Townshend was mixing, packaging and selling clenbuterol and other anabolic steroids from his Christchurch home, mainly through the website clenbuterol.co.nz. The site was shut down but not before information on his client database was made available to DFSNZ.
The first case was heard this week but due to the vast number of cases, the backlog is not expected to be cleared for at least six months.
The New Zealand Sports Tribunal and NZ Rugby's judiciary will hear cases involving a large number of athletes who were recreational sportsmen and women. No Super Rugby players or All Blacks are believed to be involved.
In a statement, NZR general manager rugby Neil Sorensen said like all other sports signed up to the World Anti Doping Code, they supported all efforts to remove doping from the game.
"It's a pretty simple message – there is no room for doping, steroids or illegal drugs in rugby or in any sport in New Zealand.

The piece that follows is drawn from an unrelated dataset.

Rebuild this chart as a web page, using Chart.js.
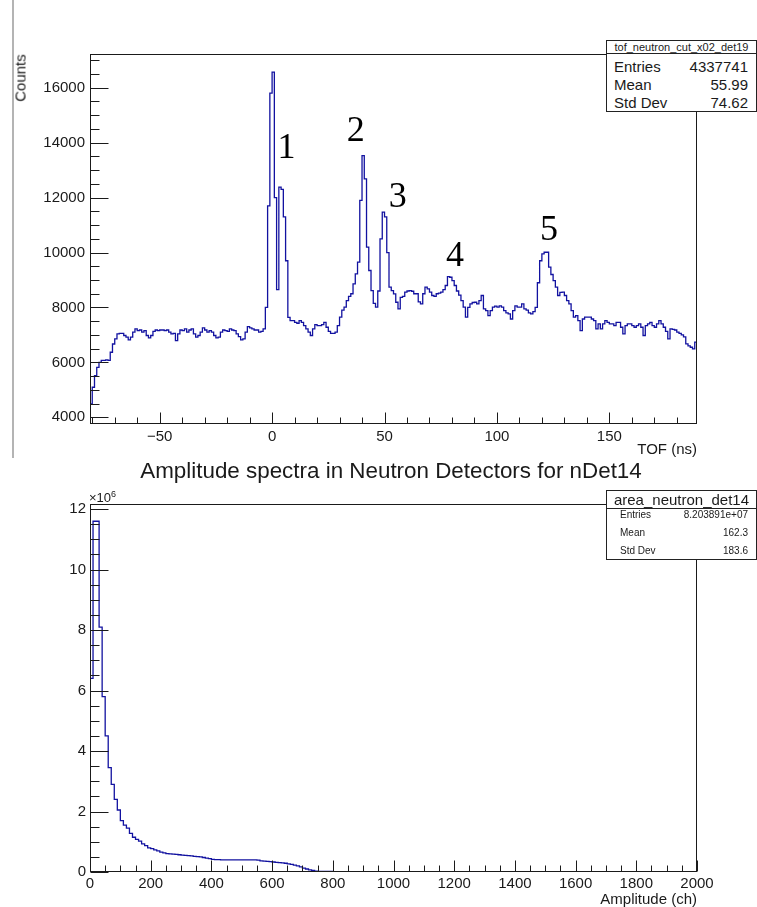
<!DOCTYPE html>
<html><head><meta charset="utf-8">
<script src="https://cdn.jsdelivr.net/npm/chart.js@4.4.1/dist/chart.umd.min.js"></script>
<style>
body{margin:0;background:#fff;width:757px;height:907px;overflow:hidden;position:relative;font-family:"Liberation Sans",Arial,sans-serif;color:#1a1a1a;}
canvas{position:absolute;left:0;}
.t{position:absolute;white-space:nowrap;line-height:1;}
.box{position:absolute;background:#fff;border:1px solid #222;box-sizing:border-box;}
.r{position:absolute;white-space:nowrap;line-height:1;}
</style></head><body>
<div style="position:absolute;left:12px;top:0;width:2px;height:458px;background:#b4b4b4;"></div>
<canvas id="c1" width="757" height="460" style="top:0"></canvas>
<canvas id="c2" width="757" height="447" style="top:460px"></canvas>

<div class="t" style="left:20px;top:78px;font-size:15px;transform:translate(-50%,-50%) rotate(-90deg);">Counts</div>
<div class="t" style="right:60px;top:441px;font-size:15px;">TOF (ns)</div>
<div class="t" style="left:391px;top:460px;font-size:22.4px;transform:translateX(-50%);">Amplitude spectra in Neutron Detectors for nDet14</div>
<div class="t" style="left:89px;top:490px;font-size:13px;">×10<sup style="font-size:9px;vertical-align:5px;">6</sup></div>
<div class="t" style="right:60px;top:891px;font-size:15px;">Amplitude (ch)</div>

<div class="box" style="left:606px;top:40px;width:151px;height:72px;">
  <div style="position:absolute;left:0;top:0;width:100%;height:12px;border-bottom:1px solid #222;"></div>
  <div class="r" style="left:0;width:100%;text-align:center;top:1px;font-size:11px;">tof_neutron_cut_x02_det19</div>
  <div class="r" style="left:7px;top:18px;font-size:15px;">Entries</div>
  <div class="r" style="right:8px;top:18px;font-size:15px;">4337741</div>
  <div class="r" style="left:7px;top:36px;font-size:15px;">Mean</div>
  <div class="r" style="right:8px;top:36px;font-size:15px;">55.99</div>
  <div class="r" style="left:7px;top:54px;font-size:15px;">Std Dev</div>
  <div class="r" style="right:8px;top:54px;font-size:15px;">74.62</div>
</div>
<div class="box" style="left:606px;top:490px;width:151px;height:70px;">
  <div style="position:absolute;left:0;top:0;width:100%;height:17px;border-bottom:1px solid #222;"></div>
  <div class="r" style="left:0;width:100%;text-align:center;top:1px;font-size:15px;">area_neutron_det14</div>
  <div class="r" style="left:13px;top:19px;font-size:10px;">Entries</div>
  <div class="r" style="right:8px;top:19px;font-size:10px;">8.203891e+07</div>
  <div class="r" style="left:13px;top:37px;font-size:10px;">Mean</div>
  <div class="r" style="right:8px;top:37px;font-size:10px;">162.3</div>
  <div class="r" style="left:13px;top:55px;font-size:10px;">Std Dev</div>
  <div class="r" style="right:8px;top:55px;font-size:10px;">183.6</div>
</div>

<script>
// ---------------- DATA ----------------
// TOF histogram: 1 ns bins, first bin starts at -81 ns
const tofBinStart = -81;
const tofBinWidth = 1;
const tofCounts = [
 4490,5095,5520,5820,6000,6070,6070,6090,6070,6370, // -81..-72
 6670,6855,7040,7060,7060,6980,6920,6820,6920,7100, // -71..-62
 7220,7160,7180,7100,7160,6980,6890,6980,7130,7180, // -61..-52
 7160,7180,7180,7160,7180,7100,7040,7060,6795,7040, // -51..-42
 7180,7160,7220,7100,7180,7220,7040,6920,6980,7100, // -41..-32
 7260,7180,7100,7160,7100,6980,6890,6920,7100,7180, // -31..-22
 7160,7130,7220,7180,7160,7040,6940,6820,6855,7100, // -21..-12
 7305,7260,7220,7180,7180,7100,7130,7220,8000,11700, // -11..-2
 15800,16570,12000,8650,12380,12300,11300,9700,7640,7520, // -1..8
 7520,7460,7425,7520,7460,7340,7220,7100,6980,7220, // 9..18
 7375,7340,7340,7375,7460,7280,7130,7060,7060,7100, // 19..28
 7340,7645,7900,8010,8250,8400,8500,8860,9220,9650, // 29..38
 11900,13530,12680,10200,9345,8615,8150,8010,8600,10500, // 39..48
 11470,11300,10000,8740,8615,8495,8190,7950,8370,8400, // 49..58
 8555,8600,8615,8590,8500,8500,8200,8130,8500,8737, // 59..68
 8680,8560,8435,8400,8500,8520,8560,8650,8800,9125, // 69..78
 9100,8980,8800,8600,8450,8250,8010,7645,8000,8130, // 79..88
 8180,8190,8130,8250,8435,7950,7887,7705,7887,8010, // 89..98
 8050,8010,8060,8010,7887,7800,7765,7580,7887,8060, // 99..108
 8010,8010,8130,7950,7900,7800,7765,7850,8000,8900, // 109..118
 9700,9950,10010,10010,9465,9200,8980,8740,8435,8550, // 119..128
 8560,8435,8250,8130,7887,7645,7700,7520,7160,7580, // 129..138
 7645,7645,7645,7580,7520,7220,7400,7220,7400,7520, // 139..148
 7460,7400,7400,7340,7460,7460,7280,7040,7340,7400, // 149..158
 7400,7340,7280,7340,7400,7280,6980,7340,7400,7460, // 159..168
 7340,7280,7400,7520,7400,7280,7130,6855,7220,7200, // 169..178
 7180,7100,7060,7000,6930,6673,6600,6552,6490,6735  // 179..188
];
const tofXTicks = [-50, 0, 50, 100, 150];
const tofYTicks = [4000, 6000, 8000, 10000, 12000, 14000, 16000];
const peakLabels = ['1', '2', '3', '4', '5'];
const peakLabelTof = [6.4, 37.2, 55.9, 81.4, 123.2];
const peakLabelCounts = [13770, 14410, 12010, 9840, 10800];

// Amplitude histogram: 10 ch bins starting at 0, counts in units of 10^6
const ampBinStart = 0;
const ampBinWidth = 10;
const ampCountsMillions = [
 6.4,11.6,11.6,8.1,5.8,4.5,3.45,2.9,2.4,2.05,      // 0..90
 1.7,1.55,1.45,1.28,1.15,1.08,1.02,0.93,0.87,0.80, // 100..190
 0.77,0.73,0.70,0.66,0.63,0.61,0.60,0.59,0.58,0.57, // 200..290
 0.56,0.55,0.54,0.53,0.52,0.51,0.50,0.48,0.46,0.44, // 300..390
 0.42,0.41,0.41,0.40,0.40,0.40,0.40,0.40,0.40,0.40, // 400..490
 0.40,0.40,0.40,0.40,0.40,0.39,0.37,0.36,0.35,0.34, // 500..590
 0.33,0.32,0.31,0.30,0.29,0.27,0.25,0.23,0.20,0.17, // 600..690
 0.13,0.10,0.07,0.05,0.03,0.02,0.02,0.02,0.02,0.02  // 700..790
];
const ampXTicks = [0,200,400,600,800,1000,1200,1400,1600,1800,2000];
const ampYTicks = [0,2,4,6,8,10,12];

// ---------------- HELPERS ----------------
function histPoints(start, width, counts, closeToZero){
  const pts = [];
  if (closeToZero) pts.push({x:start, y:0});
  counts.forEach((c,i)=>pts.push({x:start+i*width, y:c}));
  const end = start + counts.length*width;
  pts.push({x:end, y:counts[counts.length-1]});
  if (closeToZero) pts.push({x:end, y:0});
  return pts;
}
const FONT = {family:'"Liberation Sans", Arial, sans-serif', size:15};
const INK = '#1a1a1a';
const LINE = '#1212a0';

function makeFrame(id, cfg){
  return {
    id: id,
    afterDraw(chart){
      const ctx = chart.ctx, a = chart.chartArea, x = chart.scales.x, y = chart.scales.y;
      ctx.save();
      ctx.strokeStyle = INK; ctx.lineWidth = 1;
      const L = Math.round(a.left), T = Math.round(a.top), R = Math.round(a.right), B = Math.round(a.bottom);
      ctx.strokeRect(L+0.5, T+0.5, R-L-1, B-T-1);
      ctx.beginPath();
      const ay = B-0.5, ax = L+0.5;
      const xs = Math.ceil(x.min/cfg.xMinor)*cfg.xMinor;
      for (let k = 0; ; k++){
        const v = xs + k*cfg.xMinor;
        if (v > x.max + 1e-9) break;
        const px = Math.round(x.getPixelForValue(v))+0.5;
        const r = v/cfg.xMajor;
        const major = Math.abs(r - Math.round(r)) < 1e-6;
        ctx.moveTo(px, ay); ctx.lineTo(px, ay - (major ? cfg.xMajLen : cfg.xMinLen));
      }
      const ys = Math.ceil(y.min/cfg.yMinor)*cfg.yMinor;
      for (let k = 0; ; k++){
        const v = ys + k*cfg.yMinor;
        if (v > y.max + 1e-9) break;
        const py = Math.round(y.getPixelForValue(v))+0.5;
        const r = v/cfg.yMajor;
        const major = Math.abs(r - Math.round(r)) < 1e-6;
        ctx.moveTo(ax, py); ctx.lineTo(ax + (major ? cfg.yMajLen : cfg.yMinLen), py);
      }
      ctx.stroke();
      if (cfg.labels){
        ctx.fillStyle = '#000';
        ctx.font = '36px "Liberation Serif", "Times New Roman", serif';
        ctx.textAlign = 'center'; ctx.textBaseline = 'middle';
        cfg.labels.forEach((t,i)=>{
          ctx.fillText(t, x.getPixelForValue(cfg.lx[i]), y.getPixelForValue(cfg.ly[i]));
        });
      }
      ctx.restore();
    }
  };
}

function fixed(w, h){ return function(s){ if (w!==null) s.width = w; if (h!==null) s.height = h; }; }

// ---------------- CHART 1 ----------------
new Chart(document.getElementById('c1'), {
  type:'line',
  data:{datasets:[{data:histPoints(tofBinStart, tofBinWidth, tofCounts, false), borderColor:LINE, borderWidth:1.3, pointRadius:0, stepped:'before', fill:false, tension:0}]},
  options:{
    responsive:false, animation:false, devicePixelRatio:1,
    layout:{padding:{left:0, top:54, right:60, bottom:0}, autoPadding:false},
    plugins:{legend:{display:false}, tooltip:{enabled:false}},
    scales:{
      x:{type:'linear', min:-81, max:189, grid:{display:false, drawTicks:false}, border:{display:false},
         afterBuildTicks:s=>{s.ticks = tofXTicks.map(v=>({value:v}));}, afterFit:fixed(null,36),
         ticks:{font:FONT, color:INK, padding:4, maxRotation:0, autoSkip:false,
           callback:v=> v<0 ? '\u2212'+Math.abs(v) : String(v)}},
      y:{type:'linear', min:3757, max:17228, grid:{display:false, drawTicks:false}, border:{display:false},
         afterBuildTicks:s=>{s.ticks = tofYTicks.map(v=>({value:v}));}, afterFit:fixed(90,null),
         ticks:{font:FONT, color:INK, padding:5, autoSkip:false, callback:v=>String(v)}}
    }
  },
  plugins:[makeFrame('frameTof', {xMinor:10, xMajor:50, xMajLen:11, xMinLen:6, yMinor:500, yMajor:2000, yMajLen:18, yMinLen:9,
        labels:peakLabels, lx:peakLabelTof, ly:peakLabelCounts})]
});

// ---------------- CHART 2 ----------------
new Chart(document.getElementById('c2'), {
  type:'line',
  data:{datasets:[{data:histPoints(ampBinStart, ampBinWidth, ampCountsMillions, true), borderColor:LINE, borderWidth:1.3, pointRadius:0, stepped:'before', fill:false, tension:0}]},
  options:{
    responsive:false, animation:false, devicePixelRatio:1,
    layout:{padding:{left:0, top:44, right:60, bottom:0}, autoPadding:false},
    plugins:{legend:{display:false}, tooltip:{enabled:false}},
    scales:{
      x:{type:'linear', min:0, max:2000, grid:{display:false, drawTicks:false}, border:{display:false},
         afterBuildTicks:s=>{s.ticks = ampXTicks.map(v=>({value:v}));}, afterFit:fixed(null,35),
         ticks:{font:FONT, color:INK, padding:3, maxRotation:0, autoSkip:false, callback:v=>String(v)}},
      y:{type:'linear', min:0, max:12.17, grid:{display:false, drawTicks:false}, border:{display:false},
         afterBuildTicks:s=>{s.ticks = ampYTicks.map(v=>({value:v}));}, afterFit:fixed(90,null),
         ticks:{font:FONT, color:INK, padding:4, autoSkip:false, callback:v=>String(v)}}
    }
  },
  plugins:[makeFrame('frameAmp', {xMinor:50, xMajor:200, xMajLen:11, xMinLen:6, yMinor:0.5, yMajor:2, yMajLen:18, yMinLen:9})]
});
</script>
</body></html>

The vast majority of players work hard to juggle work, school, training and life to earn their spot in a team, and they do it without cheating," he said.
"We work hard to ensure that the game is clean at all levels and tough responses to anti-doping violations are an important part of enforcing that message.
"We are already on record as saying that we will not accept doping at any level within our sport and anyone involved should know we will work with DFSNZ to identify and prosecute them."
Drug education is a major priority for NZR which has expanded its programmes in partnership with DFSNZ in recent years.
"We think the game in this country is relatively clean compared to other countries, but we take nothing for granted and we'll continue to improve the guidance we provide young players so we can create a great culture for rugby free of drugs."
Jim Lonergan, chief executive of College Sport and president of New Zealand schools rugby, indicated teenagers could purchase steroids for a range of reasons, including insecurities around self-image.
"It's a total concern," Lonergan said. "It's brilliant Drug Free Sport have started to put education in the schools. If they are buying over the internet and they're not educated and don't know some of the stuff they're buying is really dodgy.
"It was quite prevalent in certain professional sports in the '80s and '90s but everyone turned a blind eye. Studies show aggression and trends like that developing in particularly teenagers but even males in their 20s – they become far more violent and have more mood swings and that's a real worry.
"I would seriously doubt if things happen within schools but there are a lot of gyms, personal trainers and individuals accessing stuff through the internet which has no real controls."
Lonergan predicted this latest case, coupled with testing last September at the top four first XV rugby competition, would result in an influx of schools taking up DFSNZ's education courses.